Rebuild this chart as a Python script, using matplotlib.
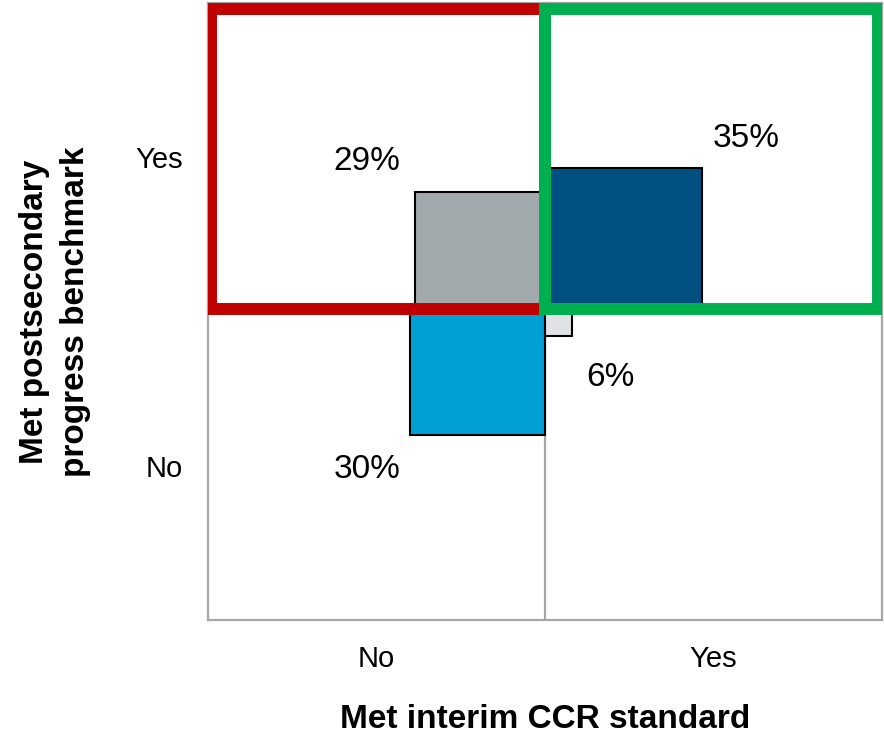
import matplotlib
matplotlib.use("Agg")
import matplotlib.pyplot as plt
from matplotlib.patches import Rectangle

plt.rcParams['font.family'] = ['Liberation Sans', 'DejaVu Sans']

# quadrant data: (x side, y side) -> share of students
ccr_met = ['No', 'Yes', 'No', 'Yes']          # Met interim CCR standard
ps_met = ['Yes', 'Yes', 'No', 'No']           # Met postsecondary progress benchmark
shares = [29, 35, 30, 6]                      # percent
fill_colors = ['#A2A9AD', '#005081', '#009FD6', '#E0E3E6']
tick_labels = ['No', 'Yes']

# label anchor points (data units, quadrant-relative)
label_pos = [(-39.6, 36.4), (44.8, 42.0), (-39.6, -38.3), (14.5, -16.0)]

LIM = 75
fig = plt.figure(figsize=(8.84, 7.36), dpi=100)
ax = fig.add_axes([208/884, 116/736, 674/884, 617/736])
ax.set_xlim(-LIM, LIM)
ax.set_ylim(-LIM, LIM)

ax.axvline(0, color='#a6a6a6', lw=1.6, zorder=0)
ax.axhline(0, color='#a6a6a6', lw=1.6, zorder=0)

for cx, py, s, c, (lx, ly) in zip(ccr_met, ps_met, shares, fill_colors, label_pos):
    sx = 1 if cx == 'Yes' else -1
    sy = 1 if py == 'Yes' else -1
    ax.add_patch(Rectangle((0, 0), sx*s, sy*s, facecolor=c, edgecolor='black',
                           lw=1.5, zorder=2))
    ax.text(lx, ly, f'{s}%', fontsize=24, ha='center', va='center', zorder=4)

# highlight boxes around the "met benchmark" quadrants
ax.add_patch(Rectangle((-74.3, 0.5), 74.3, 73.1, fill=False, edgecolor='#C00000',
                       lw=8.6, zorder=3, joinstyle='miter'))
ax.add_patch(Rectangle((0, 0.5), 74.2, 73.1, fill=False, edgecolor='#00B050',
                       lw=8.6, zorder=3.5, joinstyle='miter'))

ax.set_xticks([-LIM/2, LIM/2])
ax.set_xticklabels(tick_labels, fontsize=21)
ax.set_yticks([-LIM/2, LIM/2])
ax.set_yticklabels(['No', 'Yes'], fontsize=21)
ax.tick_params(length=0, pad=18)

for sp in ax.spines.values():
    sp.set_color('#a6a6a6')
    sp.set_linewidth(1.6)

ax.set_xlabel('Met interim CCR standard', fontsize=24, fontweight='bold', labelpad=22)
ax.set_ylabel('Met postsecondary\nprogress benchmark', fontsize=24, fontweight='bold',
              labelpad=32, linespacing=1.4)

fig.savefig('out.png', dpi=100)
+--
STATED EXERCISE
Reproduce exactly the run of lines that opens the listing and closes with the line holding "-38.3), (14.5, -16.0)]". Pictures are excluded.

SOLUTION TO THIS EXERCISE
Rebuild this chart as a Python script, using matplotlib.
import matplotlib
matplotlib.use("Agg")
import matplotlib.pyplot as plt
from matplotlib.patches import Rectangle

plt.rcParams['font.family'] = ['Liberation Sans', 'DejaVu Sans']

# quadrant data: (x side, y side) -> share of students
ccr_met = ['No', 'Yes', 'No', 'Yes']          # Met interim CCR standard
ps_met = ['Yes', 'Yes', 'No', 'No']           # Met postsecondary progress benchmark
shares = [29, 35, 30, 6]                      # percent
fill_colors = ['#A2A9AD', '#005081', '#009FD6', '#E0E3E6']
tick_labels = ['No', 'Yes']

# label anchor points (data units, quadrant-relative)
label_pos = [(-39.6, 36.4), (44.8, 42.0), (-39.6, -38.3), (14.5, -16.0)]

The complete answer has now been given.